Nicht nur die Sohlgleiten werden sich positiv auf die Artenvielfalt im Bach auswirken. Das Profil des Mühlenbachs wird teilweise aufgeweitet und mit Totholz modelliert, um abwechslungsreiche Strukturen und wechselfeuchte Auenbereiche zu schaffen. Insgesamt fallen durch die Sekundärauenherstellung und Gewässeraufweitungen rund 36.000 Kubikmeter Bodenmaterial an. Das sei ein wichtiger Faktor zum Hochwasserschutz, denn bei hohem Wasserstand habe die Lippe künftig die Chance, sich gefahrlos in die neuen Überflutungsbereiche auszubreiten.

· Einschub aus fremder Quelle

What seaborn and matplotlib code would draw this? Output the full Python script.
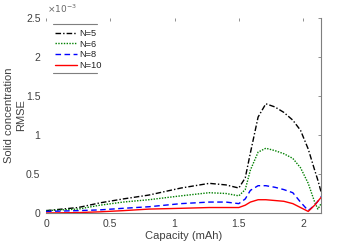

„Das mag alles nach viel Aufwand klingen”, stellte Bodo Klimpel als Ratsvorsitzender des Lippeverbandes fest, aber man dürfe nicht außer Acht lassen, „dass wir mit solchen Maßnahmen menschliche Eingriffe in die Natur und industrielle Belastungen rückgängig machen.“ Außerdem stehe noch ein langer Weg an, bis die Gewässer in dem guten Zustand seien, den die Europäische Union (EU) über die Wasserrahmenrichtlinie für alle Mitgliedstaaten fordere.

Als erster stellvertretender Landrat des Kreises Wesel verwies Günter Helbig auf die enge Begleitung der Planungen durch den Kreis Wesel als Genehmigungsbehörde. Die Arbeiten sollen planmäßig im kommenden Monat beginnen und etwa acht Monate in Anspruch nehmen. Sodass mit der Fertigstellung der Arbeiten im Frühjahr 2022 gerechnet werden kann. Projektleiter am Mühlenbach ist der Diplom-Ingenieur Wolf Debus. Bodo Klimpel, der dem Lippeverband eine hervorragende Öffentlichkeitsarbeit bescheinigte, lud die Bevölkerung gerne zu gelegentlichen Besichtigungen der Baustelle ein.